Both scans, he says, increase your exposure to radiation and cost money. Plus, he says sometimes these CT scans indicate something is wrong when really everything is just fine, necessitating the need for further testing and causing weeks of unnecessary concern.
"I worry about the message the president is sending by getting these tests," he says.
But the president's doctors were doing what they thought was in the best interest of their patient, according to a statement provided to CNN by White House spokesman Reid Cherlin in consultation with the president's medical team.
"The White House Physician provides no politics, no policy, just trusted medical advice," Dr. Jeffrey Kuhlman, chief White House physician, wrote in the statement provided by Cherlin. "The president, as a patient, trusts his personal doctor's medical advice geared toward him as an individual."
If you want the tests such as the ones Obama received as part of your annual physical, first consider this: Health groups, such as the U.S. Preventive Services Task Force, don't recommend them for routine use in otherwise healthy people.
But if you still want them, you can get them for a price. Facilities such as the Cooper Clinic, Scripps Health in San Diego, and the Cleveland Clinic offer "executive physicals" for $2,000 to $3,000 depending on the extent of the exam.
All three clinics offer the coronary artery scan Obama received, plus many other tests. Here's a list of five tests offered in "executive physicals," with the pros and cons of each test. Depending on the clinic, some of these tests are included in the set price, while others can cost up to several hundred dollars extra.
What it is: A CT scan. This test provides a detailed picture of your colon.
Pros and cons: There's no need to insert a scope into the rectum, so you don't have to be sedated. If doctors do find a polyp, you'll have to have a separate procedure to have it removed. The scan exposes you to radiation, and repeated scans over time can increase your risk of cancer.
What it is: This scan checks for calcium in the walls of the arteries that supply your heart with blood. Calcium in the artery walls could mean you have clogged arteries, a leading cause of heart attacks.

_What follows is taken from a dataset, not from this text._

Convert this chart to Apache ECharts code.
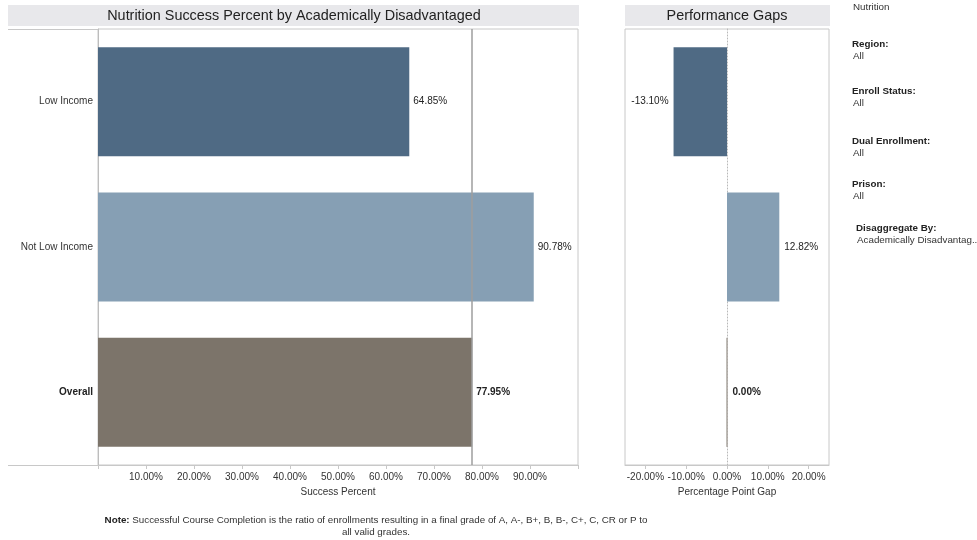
<!DOCTYPE html>
<html>
<head>
<meta charset="utf-8">
<script src="https://cdn.jsdelivr.net/npm/echarts@6/dist/echarts.min.js"></script>
<style>
  html, body { margin: 0; padding: 0; background: #fff; }
  #main { width: 977px; height: 540px; }
</style>
</head>
<body>
<div id="main"></div>
<script>
// data
var categories = ['Low Income', 'Not Low Income', 'Overall'];
var successPct = [64.85, 90.78, 77.95];
var gapPct = [-13.10, 12.82, 0.00];
var barColors = ['#4f6a84', '#869fb4', '#7c746a'];
var gapTicks = [-20, -10, 0, 10, 20];
var filters = [
  ['', 'Nutrition'],
  ['Region:', 'All'],
  ['Enroll Status:', 'All'],
  ['Dual Enrollment:', 'All'],
  ['Prison:', 'All'],
  ['Disaggregate By:', 'Academically Disadvantag..']
];

var FONT = '"Liberation Sans", Arial, sans-serif';
var TXT = '#333';

function pct(v) { return v.toFixed(2) + '%'; }

function barItems(vals, gap) {
  return vals.map(function (v, i) {
    var isOverall = categories[i] === 'Overall';
    var item = {
      value: v,
      itemStyle: { color: barColors[i] },
      label: {
        position: v < 0 ? 'left' : 'right',
        fontWeight: isOverall ? 'bold' : 'normal'
      }
    };
    if (gap && v === 0) {
      item.itemStyle.borderColor = '#a9a49e';
      item.itemStyle.borderWidth = 1;
    }
    return item;
  });
}

var chart = echarts.init(document.getElementById('main'));

// filter panel text
var filterGraphics = [];
var fy = [8, 45, 92, 142, 185, 229];
filters.forEach(function (f, i) {
  var x = i === 5 ? 856 : 852;
  if (f[0]) {
    filterGraphics.push({ type: 'text', left: x, top: fy[i] - 6,
      style: { text: f[0], font: 'bold 9.8px ' + FONT, fill: '#222' } });
  }
  filterGraphics.push({ type: 'text', left: x + 1, top: f[0] ? fy[i] + 6 : fy[i] - 6,
    style: { text: f[1], font: '9.8px ' + FONT, fill: TXT } });
});

var option = {
  animation: false,
  textStyle: { fontFamily: FONT },
  grid: [
    { left: 98, right: 399, top: 29, bottom: 75, show: true, borderColor: '#c8c8c8', borderWidth: 1 },
    { left: 625, right: 148, top: 29, bottom: 75, show: true, borderColor: '#c8c8c8', borderWidth: 1 }
  ],
  xAxis: [
    {
      gridIndex: 0, type: 'value', min: 0, max: 100, interval: 10,
      name: 'Success Percent', nameLocation: 'middle', nameGap: 22,
      nameTextStyle: { fontSize: 10, color: TXT },
      axisLine: { show: true, lineStyle: { color: '#c8c8c8' } },
      axisTick: { show: true, length: 4, lineStyle: { color: '#c8c8c8' } },
      axisLabel: {
        fontSize: 10, color: TXT, margin: 7,
        formatter: function (v) { return (v === 0 || v === 100) ? '' : pct(v); }
      },
      splitLine: { show: false }
    },
    {
      gridIndex: 1, type: 'value', min: -25, max: 25,
      name: 'Percentage Point Gap', nameLocation: 'middle', nameGap: 22,
      nameTextStyle: { fontSize: 10, color: TXT },
      axisLine: { show: true, onZero: false, lineStyle: { color: '#c8c8c8' } },
      axisTick: { show: true, length: 4, customValues: gapTicks, lineStyle: { color: '#c8c8c8' } },
      axisLabel: { fontSize: 10, color: TXT, margin: 7, customValues: gapTicks, formatter: pct },
      splitLine: { show: false }
    }
  ],
  yAxis: [
    {
      gridIndex: 0, type: 'category', data: categories, inverse: true,
      axisLine: { show: true, lineStyle: { color: '#bdbdbd' } },
      axisTick: { show: false },
      axisLabel: {
        fontSize: 10, color: TXT, margin: 5,
        formatter: function (v) { return v === 'Overall' ? '{b|' + v + '}' : v; },
        rich: { b: { fontSize: 10, fontWeight: 'bold', color: '#222' } }
      }
    },
    {
      gridIndex: 1, type: 'category', data: categories, inverse: true,
      axisLine: { show: true, onZero: true, lineStyle: { color: '#b8b8b8', type: [1, 2] } },
      axisTick: { show: false },
      axisLabel: { show: false }
    }
  ],
  series: [
    {
      type: 'bar', xAxisIndex: 0, yAxisIndex: 0, barWidth: '75%',
      data: barItems(successPct, false),
      label: { show: true, fontSize: 10, color: '#222', distance: 4, formatter: function (p) { return pct(p.value); } },
      markLine: {
        silent: true, symbol: 'none', label: { show: false },
        lineStyle: { color: '#9e9e9e', width: 1.5, type: 'solid' },
        data: [{ xAxis: successPct[categories.indexOf('Overall')] }]
      }
    },
    {
      type: 'bar', xAxisIndex: 1, yAxisIndex: 1, barWidth: '75%',
      data: barItems(gapPct, true),
      label: { show: true, fontSize: 10, color: '#222', distance: 5, formatter: function (p) { return pct(p.value); } }
    }
  ],
  graphic: [
    // panel title bars
    { type: 'rect', shape: { x: 8, y: 5, width: 571, height: 21 }, style: { fill: '#e8e8eb' }, silent: true },
    { type: 'text', x: 294, y: 16, style: { text: 'Nutrition Success Percent by Academically Disadvantaged',
      font: '14.4px ' + FONT, fill: '#222', align: 'center', verticalAlign: 'middle' } },
    { type: 'rect', shape: { x: 625, y: 5, width: 205, height: 21 }, style: { fill: '#e8e8eb' }, silent: true },
    { type: 'text', x: 727, y: 16, style: { text: 'Performance Gaps',
      font: '14.4px ' + FONT, fill: '#222', align: 'center', verticalAlign: 'middle' } },
    // frame extension over row labels
    { type: 'line', shape: { x1: 8, y1: 29.5, x2: 98, y2: 29.5 }, style: { stroke: '#c8c8c8', lineWidth: 1 } },
    { type: 'line', shape: { x1: 8, y1: 465.5, x2: 98, y2: 465.5 }, style: { stroke: '#c8c8c8', lineWidth: 1 } },
    // note
    { type: 'text', x: 376, y: 520, style: {
      text: '{b|Note:} Successful Course Completion is the ratio of enrollments resulting in a final grade of A, A-, B+, B, B-, C+, C, CR or P to',
      rich: { b: { font: 'bold 9.8px ' + FONT, fill: '#222' } },
      font: '9.8px ' + FONT, fill: TXT, align: 'center', verticalAlign: 'middle' } },
    { type: 'text', x: 376, y: 532, style: { text: 'all valid grades.',
      font: '9.8px ' + FONT, fill: TXT, align: 'center', verticalAlign: 'middle' } }
  ].concat(filterGraphics)
};

chart.setOption(option);
</script>
</body>
</html>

Pros and cons: The test is noninvasive, and some doctors believe that when combined with other health information, your calcium "score" can help determine your risk of having a heart attack. The test exposes you to radiation.
3. Chest X-ray
What it is: A chest x-ray reveals several conditions, including fluid in your lungs enlargement of your heart, pneumonia, emphysema and cancer.
Pros and cons: While it can reveal the presence of these conditions, chest X-rays expose you to radiation, albeit at very low doses. Also, an X-ray may yield a "false positive," meaning that it may show something is wrong when in reality you're fine. You'll have to undergo additional testing, which may cause you extra costs and unnecessary worry while you await the results.
4. Stress Test
What it is: Doctors monitor your heart rhythm, blood pressure, and breathing while you walk on a treadmill or ride a stationary bike.
Pros and cons: If you're having problems such as shortness of breath or a racing heartbeat, a stress test can help determine whether they're related to a heart problem. Complications, such as dizziness and fainting, are rare.
What it is: These scans take pictures of the whole body in "slices," giving doctors a detailed look inside the body.
Pros and cons: The scan can look for signs of certain problems, such as heart disease and cancer. You're exposed to radiation, and if something abnormal is found, you might need further testing, which would carry additional risks -- and the end result might be that the full body scan was in error and nothing was wrong in the first place.
CNN's John Bonifield contributed to this report.